Begin DATA EXCERPT

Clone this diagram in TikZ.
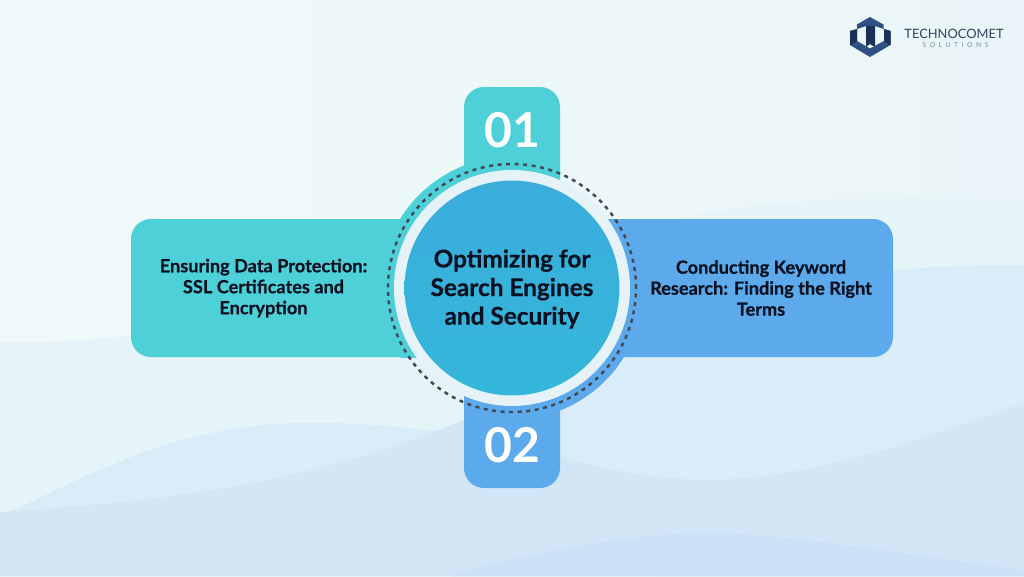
\documentclass[tikz,border=0pt]{standalone}
\usepackage{fontspec}
\usepackage{xcolor}
\setmainfont[BoldFeatures={FakeBold=0.5}]{Lato}
\newfontfamily\numfont{Lato}
\newfontfamily\spacedfont[LetterSpace=52]{Lato}
\definecolor{bgleft}{HTML}{F0FAFA}
\definecolor{bgright}{HTML}{E9F5F8}
\definecolor{waveone}{HTML}{E5F4F9}
\definecolor{wavetwo}{HTML}{D8EDF7}
\definecolor{wavethree}{HTML}{D3E6F5}
\definecolor{wavefour}{HTML}{CCE0F6}
\definecolor{tealbox}{HTML}{4DD0D8}
\definecolor{bluebox}{HTML}{5CA9EB}
\definecolor{ringfill}{HTML}{E5F3F9}
\definecolor{hubtop}{HTML}{3AADDB}
\definecolor{hubbottom}{HTML}{35B7DB}
\definecolor{inkdark}{HTML}{071120}
\definecolor{dashgrey}{HTML}{434A55}
\definecolor{logodark}{HTML}{1C3157}
\definecolor{logomid}{HTML}{2F4F85}
\definecolor{logotext}{HTML}{33445E}
\definecolor{logosub}{HTML}{7C8DA2}
\begin{document}
\begin{tikzpicture}[x=0.03cm,y=0.03cm]
\tikzstyle{every node}+=[inner sep=0pt]
\tikzstyle{boxtext}=[text=inkdark,align=center,font=\fontsize{15.5}{17.9}\selectfont\bfseries]
\tikzstyle{tabnum}=[text=white,font=\fontsize{41}{41}\selectfont\numfont\bfseries]
\useasboundingbox (0,0) rectangle (1024,-576);
% background
\shade [left color=bgleft,right color=bgright] (0,0) rectangle (1024,-576);
\fill [waveone] (0,-342) .. controls (250,-345) and (450,-260) .. (710,-213) .. controls (800,-197) and (900,-197) .. (1024,-200) -- (1024,-576) -- (0,-576) -- cycle;
\fill [wavetwo] (0,-530) -- (13,-510) .. controls (100,-470) and (180,-425) .. (300,-423) .. controls (360,-422) and (420,-428) .. (463,-435) -- (520,-420) -- (540,-300) -- (880,-300) -- (890,-271) .. controls (930,-266) and (980,-265) .. (1024,-265) -- (1024,-576) -- (0,-576) -- cycle;
\fill [wavethree] (0,-512) .. controls (130,-503) and (300,-490) .. (464,-420) -- (500,-430) -- (562,-457) .. controls (620,-475) and (680,-481) .. (719,-480) .. controls (830,-475) and (930,-435) .. (1024,-403) -- (1024,-576) -- (0,-576) -- cycle;
\fill [wavefour] (450,-576) .. controls (480,-566) and (500,-562) .. (512,-560) .. controls (600,-540) and (660,-533) .. (712,-533) .. controls (800,-535) and (900,-555) .. (1024,-570) -- (1024,-576) -- cycle;
% teal side
\fill [tealbox] (420,-219) {[rounded corners=17pt] -- (131,-219) -- (131,-357) -- (420,-357)} -- cycle;
\fill [tealbox] (560,-195) {[rounded corners=17pt] -- (560,-87) -- (464,-87) -- (464,-195)} -- cycle;
\begin{scope}
\clip (0,0) rectangle (560,-357);
\fill [tealbox] (512,-288) circle (131.5);
\end{scope}
% blue side
\fill [bluebox] (600,-219) {[rounded corners=17pt] -- (893,-219) -- (893,-357) -- (600,-357)} -- cycle;
\fill [bluebox] (560,-380) {[rounded corners=17pt] -- (560,-488) -- (464,-488) -- (464,-380)} -- cycle;
\begin{scope}
\clip (464,-219) rectangle (1024,-576);
\fill [bluebox] (512,-288) circle (131.5);
\end{scope}
% hub
\fill [ringfill] (512,-288) circle (118);
\shade [top color=hubtop,bottom color=hubbottom] (512,-288) circle (107.5);
\draw [dashgrey,line width=2.1pt,dash pattern=on 3.4pt off 3.9pt] (512,-288) circle (124);
\node (hublabel) [text=inkdark,align=center,font=\fontsize{20.8}{24.4}\selectfont\bfseries] at (512,-289) {Optimizing for\\Search Engines\\and Security};
\node (leftlabel) [boxtext] at (263.5,-288) {Ensuring Data Protection:\\SSL Certificates and\\Encryption};
\node (rightlabel) [boxtext] at (761,-288) {Conducting Keyword\\Research: Finding the Right\\Terms};
\node (tabone) [tabnum] at (512,-130) {01};
\node (tabtwo) [tabnum] at (512,-445) {02};
% logo
\fill [logomid] (870,-17) -- (883.5,-24.5) -- (883.5,-29) -- (875,-26) -- (866,-26) -- (857,-29) -- (857,-24.5) -- cycle;
\fill [logodark] (866,-26) -- (875,-26) -- (875,-47) -- (870,-44) -- (866,-47) -- cycle;
\fill [logomid] (850,-31) -- (857,-29) -- (857,-41) -- (870,-48.5) -- (884,-41) -- (884,-29) -- (890.5,-31) -- (890.5,-45) -- (870,-57) -- (850,-45) -- cycle;
\fill [logodark] (850,-45) -- (857,-41) -- (857,-29) -- (850,-31) -- cycle;
\fill [logodark] (890.5,-45) -- (884,-41) -- (884,-29) -- (890.5,-31) -- cycle;
\node (logotitle) [text=logotext,font=\fontsize{11}{11}\selectfont] at (954,-33.5) {TECHNOCOMET};
\node (logosubtitle) [text=logosub,font=\fontsize{5.8}{6}\selectfont\spacedfont] at (955.5,-45.5) {SOLUTIONS};
\end{tikzpicture}
\end{document}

End DATA EXCERPT

Reproduce all of the material exactly, apart from the pictures.

Clone this diagram in TikZ.
\documentclass[tikz,border=0pt]{standalone}
\usepackage{fontspec}
\usepackage{xcolor}
\setmainfont[BoldFeatures={FakeBold=0.5}]{Lato}
\newfontfamily\numfont{Lato}
\newfontfamily\spacedfont[LetterSpace=52]{Lato}
\definecolor{bgleft}{HTML}{F0FAFA}
\definecolor{bgright}{HTML}{E9F5F8}
\definecolor{waveone}{HTML}{E5F4F9}
\definecolor{wavetwo}{HTML}{D8EDF7}
\definecolor{wavethree}{HTML}{D3E6F5}
\definecolor{wavefour}{HTML}{CCE0F6}
\definecolor{tealbox}{HTML}{4DD0D8}
\definecolor{bluebox}{HTML}{5CA9EB}
\definecolor{ringfill}{HTML}{E5F3F9}
\definecolor{hubtop}{HTML}{3AADDB}
\definecolor{hubbottom}{HTML}{35B7DB}
\definecolor{inkdark}{HTML}{071120}
\definecolor{dashgrey}{HTML}{434A55}
\definecolor{logodark}{HTML}{1C3157}
\definecolor{logomid}{HTML}{2F4F85}
\definecolor{logotext}{HTML}{33445E}
\definecolor{logosub}{HTML}{7C8DA2}
\begin{document}
\begin{tikzpicture}[x=0.03cm,y=0.03cm]
\tikzstyle{every node}+=[inner sep=0pt]
\tikzstyle{boxtext}=[text=inkdark,align=center,font=\fontsize{15.5}{17.9}\selectfont\bfseries]
\tikzstyle{tabnum}=[text=white,font=\fontsize{41}{41}\selectfont\numfont\bfseries]
\useasboundingbox (0,0) rectangle (1024,-576);
% background
\shade [left color=bgleft,right color=bgright] (0,0) rectangle (1024,-576);
\fill [waveone] (0,-342) .. controls (250,-345) and (450,-260) .. (710,-213) .. controls (800,-197) and (900,-197) .. (1024,-200) -- (1024,-576) -- (0,-576) -- cycle;
\fill [wavetwo] (0,-530) -- (13,-510) .. controls (100,-470) and (180,-425) .. (300,-423) .. controls (360,-422) and (420,-428) .. (463,-435) -- (520,-420) -- (540,-300) -- (880,-300) -- (890,-271) .. controls (930,-266) and (980,-265) .. (1024,-265) -- (1024,-576) -- (0,-576) -- cycle;
\fill [wavethree] (0,-512) .. controls (130,-503) and (300,-490) .. (464,-420) -- (500,-430) -- (562,-457) .. controls (620,-475) and (680,-481) .. (719,-480) .. controls (830,-475) and (930,-435) .. (1024,-403) -- (1024,-576) -- (0,-576) -- cycle;
\fill [wavefour] (450,-576) .. controls (480,-566) and (500,-562) .. (512,-560) .. controls (600,-540) and (660,-533) .. (712,-533) .. controls (800,-535) and (900,-555) .. (1024,-570) -- (1024,-576) -- cycle;
% teal side
\fill [tealbox] (420,-219) {[rounded corners=17pt] -- (131,-219) -- (131,-357) -- (420,-357)} -- cycle;
\fill [tealbox] (560,-195) {[rounded corners=17pt] -- (560,-87) -- (464,-87) -- (464,-195)} -- cycle;
\begin{scope}
\clip (0,0) rectangle (560,-357);
\fill [tealbox] (512,-288) circle (131.5);
\end{scope}
% blue side
\fill [bluebox] (600,-219) {[rounded corners=17pt] -- (893,-219) -- (893,-357) -- (600,-357)} -- cycle;
\fill [bluebox] (560,-380) {[rounded corners=17pt] -- (560,-488) -- (464,-488) -- (464,-380)} -- cycle;
\begin{scope}
\clip (464,-219) rectangle (1024,-576);
\fill [bluebox] (512,-288) circle (131.5);
\end{scope}
% hub
\fill [ringfill] (512,-288) circle (118);
\shade [top color=hubtop,bottom color=hubbottom] (512,-288) circle (107.5);
\draw [dashgrey,line width=2.1pt,dash pattern=on 3.4pt off 3.9pt] (512,-288) circle (124);
\node (hublabel) [text=inkdark,align=center,font=\fontsize{20.8}{24.4}\selectfont\bfseries] at (512,-289) {Optimizing for\\Search Engines\\and Security};
\node (leftlabel) [boxtext] at (263.5,-288) {Ensuring Data Protection:\\SSL Certificates and\\Encryption};
\node (rightlabel) [boxtext] at (761,-288) {Conducting Keyword\\Research: Finding the Right\\Terms};
\node (tabone) [tabnum] at (512,-130) {01};
\node (tabtwo) [tabnum] at (512,-445) {02};
% logo
\fill [logomid] (870,-17) -- (883.5,-24.5) -- (883.5,-29) -- (875,-26) -- (866,-26) -- (857,-29) -- (857,-24.5) -- cycle;
\fill [logodark] (866,-26) -- (875,-26) -- (875,-47) -- (870,-44) -- (866,-47) -- cycle;
\fill [logomid] (850,-31) -- (857,-29) -- (857,-41) -- (870,-48.5) -- (884,-41) -- (884,-29) -- (890.5,-31) -- (890.5,-45) -- (870,-57) -- (850,-45) -- cycle;
\fill [logodark] (850,-45) -- (857,-41) -- (857,-29) -- (850,-31) -- cycle;
\fill [logodark] (890.5,-45) -- (884,-41) -- (884,-29) -- (890.5,-31) -- cycle;
\node (logotitle) [text=logotext,font=\fontsize{11}{11}\selectfont] at (954,-33.5) {TECHNOCOMET};
\node (logosubtitle) [text=logosub,font=\fontsize{5.8}{6}\selectfont\spacedfont] at (955.5,-45.5) {SOLUTIONS};
\end{tikzpicture}
\end{document}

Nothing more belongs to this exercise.